WHAT YOU HAVE TO DO:
Only the lines from the top of the listing below to the line that has "import plotly.graph_objects as go" should be echoed, with both ends kept and pictures left out.
┄┄┄┄┄┄
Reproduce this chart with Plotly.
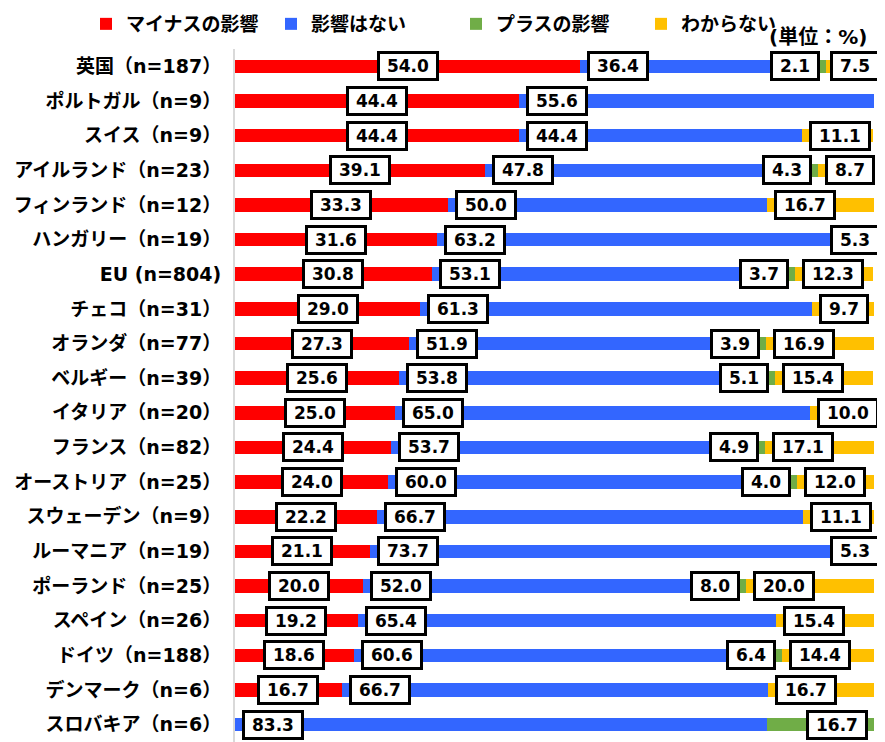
import plotly.graph_objects as go

categories = ["英国（n=187）", "ポルトガル（n=9）", "スイス（n=9）", "アイルランド（n=23）",
              "フィンランド（n=12）", "ハンガリー（n=19）", "EU (n=804)", "チェコ（n=31）",
              "オランダ（n=77）", "ベルギー（n=39）", "イタリア（n=20）", "フランス（n=82）",
              "オーストリア（n=25）", "スウェーデン（n=9）", "ルーマニア（n=19）", "ポーランド（n=25）",
              "スペイン（n=26）", "ドイツ（n=188）", "デンマーク（n=6）", "スロバキア（n=6）"]
negative = [54.0, 44.4, 44.4, 39.1, 33.3, 31.6, 30.8, 29.0, 27.3, 25.6,
            25.0, 24.4, 24.0, 22.2, 21.1, 20.0, 19.2, 18.6, 16.7, 0.0]
no_effect = [36.4, 55.6, 44.4, 47.8, 50.0, 63.2, 53.1, 61.3, 51.9, 53.8,
             65.0, 53.7, 60.0, 66.7, 73.7, 52.0, 65.4, 60.6, 66.7, 83.3]
positive = [2.1, 0.0, 0.0, 4.3, 0.0, 0.0, 3.7, 0.0, 3.9, 5.1,
            0.0, 4.9, 4.0, 0.0, 0.0, 8.0, 0.0, 6.4, 0.0, 16.7]
unknown = [7.5, 0.0, 11.1, 8.7, 16.7, 5.3, 12.3, 9.7, 16.9, 15.4,
           10.0, 17.1, 12.0, 11.1, 5.3, 20.0, 15.4, 14.4, 16.7, 0.0]
series_names = ["マイナスの影響", "影響はない", "プラスの影響", "わからない"]
unit_label = "(単位：%)"

colors = ["#FF0000", "#3366FF", "#70AD47", "#FFC000"]
series = [negative, no_effect, positive, unknown]

# page body has an 8px margin: the figure is drawn 8px right/down in the window
OFF = 8
W, H = 885 - OFF, 742 - OFF
ML, MR, MT, MB = 235 - OFF, 11, 49 - OFF, 0
PW, PH = W - ML - MR, H - MT - MB
PX = PW / 100.0  # pixels per percent


def px_x(xv):
    """window x pixel -> paper x"""
    return (xv - OFF - ML) / PW


def px_y(yv):
    """window y pixel -> paper y"""
    return 1 - (yv - OFF - MT) / PH


CJK = "Noto Sans CJK JP"
NUM = "DejaVu Sans, Noto Sans CJK JP"

fig = go.Figure()
for name, vals, col in zip(series_names, series, colors):
    fig.add_trace(go.Bar(
        y=categories, x=vals, name=name, orientation="h",
        marker=dict(color=col, line=dict(width=0)),
        hoverinfo="x+y+name",
    ))

def text_w(s):
    w = 0.0
    for ch in s:
        w += 6.5 if ch == "." else 11.8
    return w

annotations = []
LBL_FONT = dict(family=NUM, size=17, color="black", weight="bold")
for i, cat in enumerate(categories):
    n, b, p, u = negative[i], no_effect[i], positive[i], unknown[i]
    s1 = n
    s3 = n + b + p

    def box(x, val, xanchor, xshift):
        t = f"{val:.1f}"
        annotations.append(dict(
            x=x, y=cat, xref="x", yref="y", text=t, showarrow=False,
            xanchor=xanchor, yanchor="middle", xshift=xshift,
            font=LBL_FONT, bgcolor="white", bordercolor="black",
            borderwidth=3, borderpad=1, width=text_w(t) + 12, height=22,
        ))
    if n > 0:
        box(n / 2.0, n, "center", 0)
    if b > 0:
        box(s1, b, "left", 7)
    if p > 0:
        box(s3, p, "right", -6)
    if u > 0:
        t = f"{u:.1f}"
        bw = text_w(t) + 12 + 2 + 6
        if s3 * PX + 7 + bw > 100 * PX + 6:
            box(100, u, "right", 6)
        else:
            box(s3, u, "left", 7)

annotations.append(dict(
    x=px_x(869), y=px_y(37),
    xref="paper", yref="paper", text=unit_label, showarrow=False,
    xanchor="right", yanchor="middle",
    font=dict(family=NUM, size=20, color="black", weight="bold"),
))

fig.update_layout(
    width=W, height=H,
    margin=dict(l=ML, r=MR, t=MT, b=MB, pad=0, autoexpand=False),
    barmode="stack", bargap=0.61,
    plot_bgcolor="white", paper_bgcolor="white",
    showlegend=True,
    legend=dict(
        orientation="h", xref="paper", yref="paper",
        x=px_x(86), xanchor="left",
        y=px_y(24), yanchor="middle",
        entrywidth=140, entrywidthmode="pixels",
        font=dict(family=CJK, size=19, color="black", weight="bold"),
        traceorder="normal", bgcolor="rgba(0,0,0,0)",
    ),
    xaxis=dict(range=[0, 100], visible=False, fixedrange=True),
    yaxis=dict(
        autorange=False, range=[19.5, -0.5], type="category",
        showline=True, linecolor="#D9D9D9", linewidth=2,
        ticks="outside", ticklen=8, tickcolor="rgba(0,0,0,0)",
        tickfont=dict(family=NUM, size=19, color="black", weight="bold"),
        showgrid=False, zeroline=False,
    ),
    annotations=annotations,
)

fig.write_html("out.html")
┄┄┄┄┄┄
OUTPUT FOR THIS EXERCISE:
Reproduce this chart with Plotly.
import plotly.graph_objects as go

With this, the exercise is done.